Audience analytics largely regards the interests of a user’s audience. Under the interests section users will get a look at the most popular categories that the user’s followers show interest in and a collection of boards from the user’s audience that contain the user’s pins. Users will also be able to see other business accounts that their audience interacts with. The purpose of analyzing these areas is to provide the user with ideas about the kind of content in which their audience likes, how they think about the user’s brand, and to see how the user’s audience organizes the user’s pins. Additionally, users will see how their audience reacts to their pins, find inspiration on how to organize their boards and website, as well as learn who else their audience is interested in. Learning who else a user’s audience is interested in is important because it gives the user an idea of other things that appeal to their followers. This can help a user figure out what kind of pins they would like to create in the future.
Pinterest Analytics looks bright and has a great deal of potential for future businesses.

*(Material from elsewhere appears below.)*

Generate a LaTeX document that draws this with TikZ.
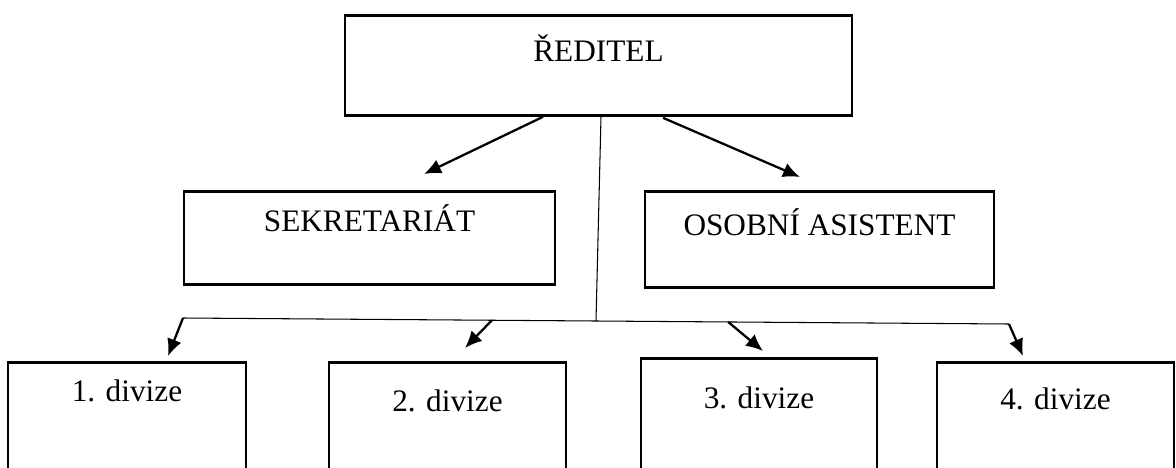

It not only offers users a way to see how people interact with their pins, but is a way to gain more insight into their website. Pinterest Analytics provides users with monthly reports and data that are easy to analyze and show how effective a user’s pins are to the company. With Pinterest being a social media platform used more heavily by females, Pinterest Analytics would be ideal for apparel brands. The fact that Pinterest offers a direct link from the pin to the product for purchasing shows the company how well and effective online purchasing is on Pinterest. Another ideal business category for Pinterest Analytics would be food establishments. Users with businesses relating to food can pin recipes, new dishes, and photos of the restaurants. By using Pinterest Analytics the user can see how much traffic their page is experiencing from both Pinterest and their business’ personal site. Pinterest Analytics has the potential to give businesses a head start in the future of online marketing.